Rachel Heng – Her novel Suicide Club tells about a trader on the New York exchange—where instead of stocks, human organs are now bought and sold. With the right balance of HealthTech™, rigorous juicing, and low-impact exercise, she might never die. But Lea’s perfect life is turned upside down when she spots her estranged father on a crowded sidewalk. His return marks the beginning of her downfall as she is drawn into his mysterious world of the Suicide Club, a network of powerful individuals and rebels who reject society’s pursuit of immortality.
Nalo Hopkinson – In 2021 honored by the Science Fiction Writers of America with the Damon Knight Memorial Grand Master Award, making her the first woman recipient of African descent. She is also a recipient of the John W. Campbell Award, the World Fantasy Award, and the Sunburst Award.
Morgan Talty — His forthcoming story collection Night of the Living Rez includes at least one story of genre interest, in which a boy unearths a jar that holds an old curse, which sets into motion his family’s unraveling.
Laura van den Berg – Her novel The Third Hotel involves the apparent return of the dead, blurring the distinction between reality and fantasy.
Yvonne Woon — The author of the Dead Beautiful paranormal mystery series.

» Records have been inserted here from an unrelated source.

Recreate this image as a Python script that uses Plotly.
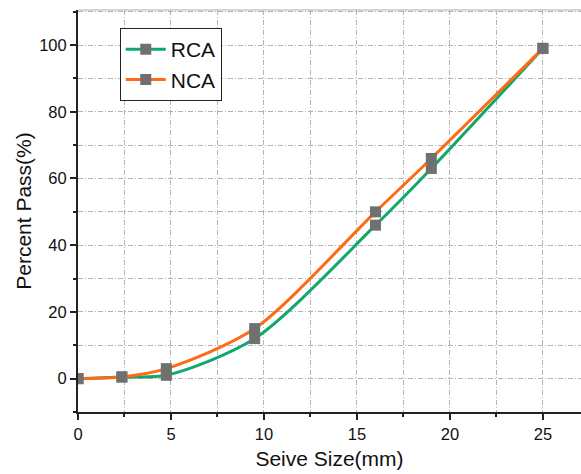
import plotly.graph_objects as go

# Sieve sizes (mm) and cumulative percent passing
sieve_mm = [0, 2.36, 4.75, 9.5, 16, 19, 25]
rca_pass = [0, 0.5, 1, 12, 46, 63, 99]
nca_pass = [0, 0.5, 3, 15, 50, 66, 99]

x_ticks = [0, 5, 10, 15, 20, 25]
y_ticks = [0, 20, 40, 60, 80, 100]

GREEN = "#12a86c"
ORANGE = "#ff6a14"
MARKER = "#707070"
GRID = "#b4b4b4"
FONT = "Arial, Liberation Sans"

fig = go.Figure()
for name, vals, color in [("RCA", rca_pass, GREEN), ("NCA", nca_pass, ORANGE)]:
    fig.add_trace(go.Scatter(
        x=sieve_mm, y=vals, name=name, mode="lines+markers",
        line=dict(color=color, width=3, shape="spline", smoothing=0.8),
        marker=dict(symbol="square", size=11, color=MARKER),
    ))

axis_common = dict(
    showline=True, linecolor="#222222", linewidth=2,
    ticks="outside", ticklen=6, tickwidth=1.5, tickcolor="#222222",
    showgrid=True, gridcolor=GRID, gridwidth=1, griddash="5px,2px,1px,2px",
    zeroline=False,
    tickfont=dict(family=FONT, size=16.5, color="#111111"),
    title_font=dict(family=FONT, size=21, color="#111111"),
)

fig.update_xaxes(
    range=[0, 27.05], tickvals=x_ticks, title_text="Seive Size(mm)",
    title_standoff=10,
    minor=dict(dtick=2.5, tick0=0, ticks="outside", ticklen=3, tickcolor="#222222",
               showgrid=True, gridcolor=GRID, griddash="5px,2px,1px,2px"),
    **axis_common,
)
fig.update_yaxes(
    range=[-10, 110.5], tickvals=y_ticks, title_text="Percent Pass(%)",
    title_standoff=2,
    minor=dict(dtick=10, tick0=0, ticks="outside", ticklen=3, tickcolor="#222222",
               showgrid=True, gridcolor=GRID, griddash="5px,2px,1px,2px"),
    **axis_common,
)

# light frame line along the top of the plotting area
fig.add_shape(type="line", xref="paper", yref="paper", x0=0, x1=1, y0=1, y1=1,
              line=dict(color="#c8c8c8", width=1.5))

fig.update_layout(
    width=581, height=474,
    margin=dict(l=78, r=0, t=10, b=62),
    plot_bgcolor="white", paper_bgcolor="white",
    legend=dict(
        x=0.083, y=0.955, xanchor="left", yanchor="top",
        bordercolor="#222222", borderwidth=1, bgcolor="white",
        font=dict(family=FONT, size=21, color="#111111"),
        itemwidth=40, tracegroupgap=0,
    ),
    showlegend=True,
)

fig.write_html("out.html")
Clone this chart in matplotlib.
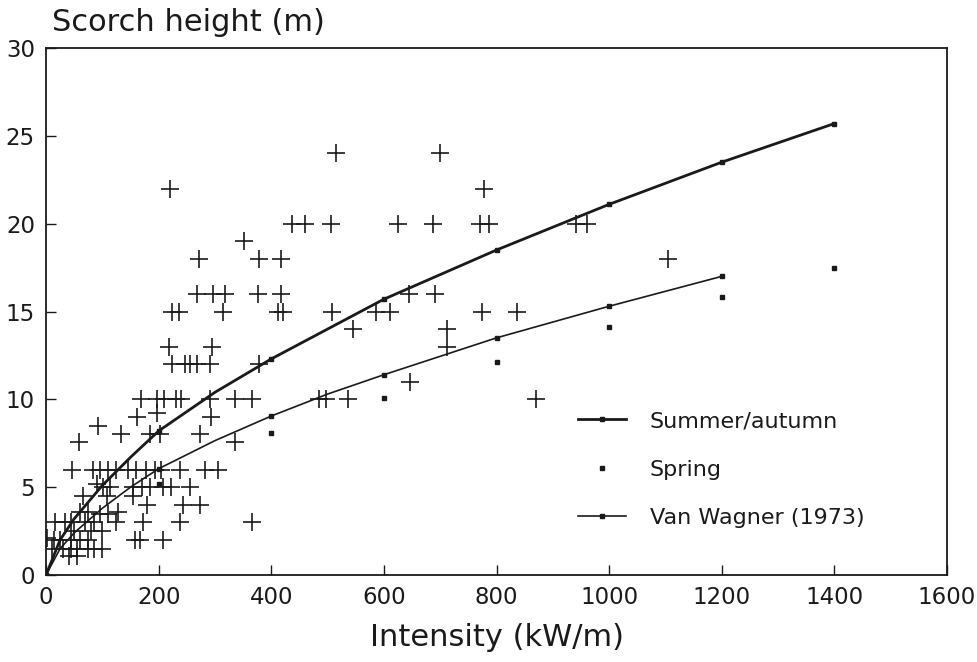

Nalo Hopkinson’s comment on receiving the fellowship is:
As a genre, speculative fiction challenges the preconceptions we’ve internalized about what is known, what is possible, whose experiences are important. From the most frivolous story to the most rigorous, it does so by stepping outside the borders of reality to imagine alternate ways of being. As such, it can be an extremely important mode of fiction for audiences, authors, and communities that experience institutionalized oppression. It’s certainly been the genre that allowed me to find my voice, my courage as a queer, Black woman writer living with the legacy of colonization. It’s given me new paradigms in a world that sorely needs them, and the conceptual tools with which to consider them. Reading and writing in this mode has brought me so much joy, hope, wonder, intellectual engagement, and artistic delight. It is my privilege when I can bring readers any of those gifts. Yet for all its revolutionary potential, speculative fiction—science fiction, fantasy, horror, etc.—are frequently misunderstood and held in contempt by the larger literary community. There are grants and publishing venues which explicitly exclude genre fiction at the outset, and creative writing departments which refuse to let their students write it. So receiving this recognition from the National Endowment for the Arts is for me a much appreciated acknowledgement that the value of my genre and my work can be perceived on a larger artistic stage. It’s something I’ve always believed, but this fellowship tells me that I may be contributing in a small way to making some room at the table. I’m eager to share the new work the fellowship will enable.
The fellowships are worth $25,000, and there were more than 2,000 applicants this year. The fellowships allow recipients to set aside time for writing, research, travel, and career development. The winners are selected through an anonymous process and are judged on the basis of artistic excellence of the work sample they provided.